In most prints currently in circulation, this sequence is truncated. The pan down Scotland Yard begins half-way down the building, the zoom-in occurs without the superimposed titles, and there is a sudden cut to the close-up as the episode title appears.

== Broadcast and streaming ==

The series was first broadcast in the United Kingdom on the ITV network in September 1960, where it was listed in the Wednesday schedule for the ITA/ITV network. The series continued to appear on ITV regional schedules until 1969.

The series was repeated on the UK satellite channel Bravo between 1989 and 1996. Listings for at least 32 episodes have been located in the British Newspaper Archive.

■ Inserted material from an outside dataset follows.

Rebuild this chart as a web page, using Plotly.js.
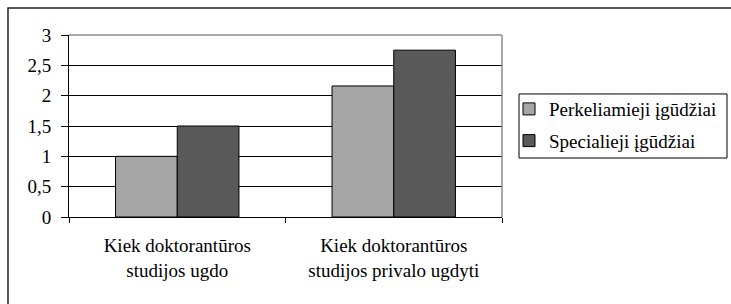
<!DOCTYPE html>
<html>
<head>
<meta charset="utf-8">
<script src="https://cdn.plot.ly/plotly-3.0.1.min.js"></script>
<style>html,body{margin:0;padding:0;background:#fff;}</style>
</head>
<body>
<div id="chart" style="width:731px;height:304px;"></div>
<script>
const categories = ["Kiek doktorantūros<br>studijos ugdo", "Kiek doktorantūros<br>studijos privalo ugdyti"];
const seriesNames = ["Perkeliamieji įgūdžiai", "Specialieji įgūdžiai"];
const perkeliamieji = [1, 2.16];
const specialieji = [1.5, 2.75];
const yTicks = [0, 0.5, 1, 1.5, 2, 2.5, 3];

const font = {family: "Liberation Serif", size: 19, color: "#000"};

const traces = [
  {type: "bar", name: seriesNames[0], x: categories, y: perkeliamieji,
   marker: {color: "#a6a6a6", line: {color: "#000", width: 1}}, legendgroup: "a"},
  {type: "bar", name: seriesNames[1], x: categories, y: specialieji,
   marker: {color: "#595959", line: {color: "#000", width: 1}}, legendgroup: "b"}
];

const layout = {
  width: 731, height: 304,
  margin: {l: 69, r: 229, t: 35, b: 87, autoexpand: false},
  paper_bgcolor: "#fff", plot_bgcolor: "#fff",
  font: font,
  separators: ", ",
  barmode: "group", bargap: 0.43, bargroupgap: 0,
  showlegend: true,
  legend: {x: 1.0162, y: 0.6975, xanchor: "left", yanchor: "top",
           borderwidth: 0, bgcolor: "rgba(0,0,0,0)",
           traceorder: "grouped", tracegroupgap: 4, font: font,
           itemwidth: 30},
  xaxis: {showline: true, linecolor: "#000", linewidth: 1, ticks: "outside",
          tickson: "boundaries", ticklen: 5, tickcolor: "#000",
          ticklabelstandoff: 11,
          showgrid: false, tickfont: font, fixedrange: true},
  yaxis: {range: [0, 3], tickvals: yTicks, showline: true, linecolor: "#000",
          ticks: "outside", ticklen: 7, tickcolor: "#000",
          ticklabelstandoff: 6,
          showgrid: true, gridcolor: "#000", gridwidth: 1, zeroline: false,
          tickfont: font, fixedrange: true},
  shapes: [
    {type: "line", xref: "paper", yref: "paper", x0: 0, x1: 1, y0: 1, y1: 1,
     line: {color: "#8c8c8c", width: 1.5}},
    {type: "line", xref: "paper", yref: "paper", x0: 1, x1: 1, y0: 0, y1: 1,
     line: {color: "#8c8c8c", width: 1.5}},
    {type: "rect", xref: "paper", yref: "paper", x0: -0.1409, x1: 2, y0: -2, y1: 1.148,
     line: {color: "#222", width: 1.5}, layer: "below"},
    {type: "rect", xref: "paper", yref: "paper", x0: 1.0393, x1: 1.5196, y0: 0.324, y1: 0.676,
     line: {color: "#000", width: 1}, fillcolor: "rgba(0,0,0,0)", layer: "above"}
  ]
};

Plotly.newPlot("chart", traces, layout, {displayModeBar: false, staticPlot: true});
</script>
</body>
</html>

In April 2025 Talking Pictures TV began a repeat run from the Danziger archive billed as a new series.

Episodes shown were:

- 29 April 2025 – The Feathered Friend
- 6 May 2025 – Odds on Murder
- 13 May 2025 – The Key Witness
- 20 May 2025 – All the Dead Were Harrisons
- 27 May 2025 – No Other Way
- 3 June 2025 – Killer with a Long Arm
- 10 June 2025 – Murder in the Smart Set
- 17 June 2025 – Mistaken Identity
- 24 June 2025 – A Man Alone

The episodes are made available on the channel's catch-up service TPTV Encore.

== Home media ==

=== Germany ===

In June 2017 Pidax Film released the German-dubbed episodes as Der Mann von Interpol (Man from Interpol) [2 DVDs]
- Die weiße Taube / The Feathered Friend
- Der Kronzeuge / The Key Witness
- Die Trauminsel / Escape Route
- Ein tödliches Souvenir / The Dollmaker
- Goldregen / Out of Thin Air
- Auf falscher Fährte / Murder in the Smart Set
- Die letzten Worte / The Last Words
- Verbrechen an Bord / Murder Below Deck
- Die Safeknacker / Tight Secret
- Falsche Papiere / Mistaken Identity
- Der kleine Sohn des Botschafters / The Missing Child
- 20 Stangen Dynamit / Multi-Murder
- Das Vermächtnis / The Art of Murder

=== United Kingdom ===
A four-episode compilation The Danziger Crime Series was released on DVD in the UK on 18 July 2016 containing two episodes of Saber of London and two episodes of Man from Interpol – Escape Route and The Big Racket sourced from recordings of Bravo screenings.

==Reception==
According to BFI Screenonline "this uneasy attempt to graft a youthful hero (Wyler's boyish projection) on to a rugged crime-buster framework usually associated with more mature leading characters - Charles Korvin's Inspector Duval in the 1959–1960 series Interpol Calling (ITV), for instance – gave The Man from Interpol little more than an air of tired hysteria."